Page 22 of Fighting

I pull the sides of my coat together over my torso and continue on. What have I posted on social recently that could have him calling me coquettish? I have been leaning into this trend a little. Maybe that’s all he means? Maybe I’m reading too deeply into a casual comment.

Or maybe I’m not. Because just then, a familiar silver sports car passes me, slowing. It turns, looking like it would be circling back. But before it can pull around again, a luxury SUV slows beside me, its window lowering.

“Get in the car,” Mateo calls, looking far too good in that backward cap for my liking.

I groan. “Did someone forget to tell me it’s jackass night?”

“Get in. It’s going to storm any second.”

Head tipped back, I survey the clouds overhead. They do look a little angry. “Don’t worry, I’m a wicked bitch, emphasis on theb. I won’t melt.”

“Nessa, please.” His voice drops lower. His protective tone is deeper and commanding, unfamiliar yet comfortable. It’s like wearing a man’s hoodie. The shudder that follows is nothing like the one that hit me at the sight of Caleb’s text. This one is primal and confusing.

Looking in the open window, I chide him. “You’d kill anyone who treated Stef this way.”

He sighs, his expression going serious. “I got a cryptic text from Caleb. I was worried about you.”

With a huff, I round his SUV and climb in. “What did yours say?”

“Mine? Does that mean you got one too?” The hissed question reveals his panic. “Answer me, knucklehead,” he says, sounding slightly more comfortable now that I’m in the car.

“Knucklehead?” Chuckling, I set my bag on the floor between my feet. I pull the door shut and reach for my seat belt. “Okay, talk.”

“He is a creep. He said if you were really my girl, you wouldn’t be walking home alone at night. Dressed this way.” He grazes my wrist, continuing on to my palm, taking his time examining each of my fingers. With a long breath out, he places my hand over the gearshift, then rests his on top.

“His text to me was about how I looked too,” I admit, flustered enough to let my guard down. “Shouldn’t I call the police or something? Most of the stalking victims I’ve seen in the hospital clinic…” I press my lips together, leaving it at that. My patients’ lives are just that. Theirs. It’s not my place to share.

Mateo lifts his hand from mine and uses those same light touches across my jaw. He turns my face toward him and winks—like actually acts like this is a normal gesture for a grown-ass man to make—then leans in.

He buries his face in my hair, his lips mere millimeters from my ear. His breath is a soft puff as he giggles.

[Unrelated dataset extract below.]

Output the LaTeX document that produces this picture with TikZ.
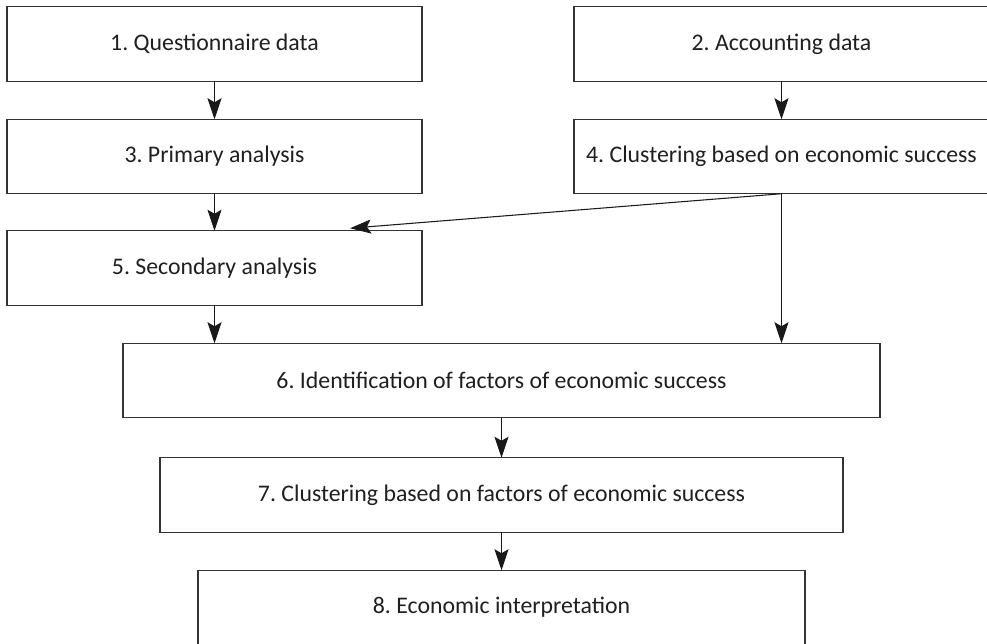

“I think that asshole just drove by and saw you looking pissy as you got in the car. Then he saw us kissing and making up. I’m telling you, girl, you might be book smart, but I know people. He’s not only fucking with you; he’s taunting me.”

My stomach sinks. “What do you mean?”

Pulling his hat off, he leans back, then he scrubs a hand down his face. “I gave Stef and Lee my place in the city so she wouldn’t have to worry about paying rent while she’s at school. They’re already on a tight budget, and I did really well at Merrick Paul. Like… well, like there are a lot of commas in my bank balance, okay? I have real estate holdings all over the country that continue to pay monthly returns. While I liked working on large-scale deals, it was exhausting. I asked to take a sabbatical. My boss told me I could, but only after I closed a Park Ave deal with the Reynolds Group. It’s why I asked about him this spring. Caleb was the person I needed to wine and dine to get thedeal signed, but he dodged me all summer. Ultimately, when I couldn’t close, I couldn’t take a leave. So I quit.”

“Quit?” My nose wrinkles. Something smells fishy.

“Semantics.” He waves a dismissive hand.

I cross my arms over my chest, but when I feel my breasts rise, I uncross them. Brow furrowed, I correct him. “So you were fired.”

“Mutually beneficial termination of working arrangement,” he counters. “When I found out that he was poking around here, I couldn’t believe the… the… what the fuck is that word?”

“Audacity?”

He shakes his head. “Nah, that doesn’t sound right. Whatever. He’s a dickhead. I hate him as much as you do.”

My stomach twists and my head pounds. Rubbing my temples, I quietly say, “Doubtful.”

“Well, he’s clearly fucking with us both, but I’m not backing down. I’m here to keep you, and this town, safe from that asshole.”

I suck in a breath at that admission.

Yes, Mateo is gorgeous. Yes, he was great in bed. But that was it. I can’t stand him, and I don’t trust him. Yet goose bumps erupted along every inch of my skin in response to his statement, not to mention the heat pooling low in my belly.

It’s hormones. And proximity. We’ve spent too much time together. Nobody protects me. I protect people. It’s not real. This cannot be real.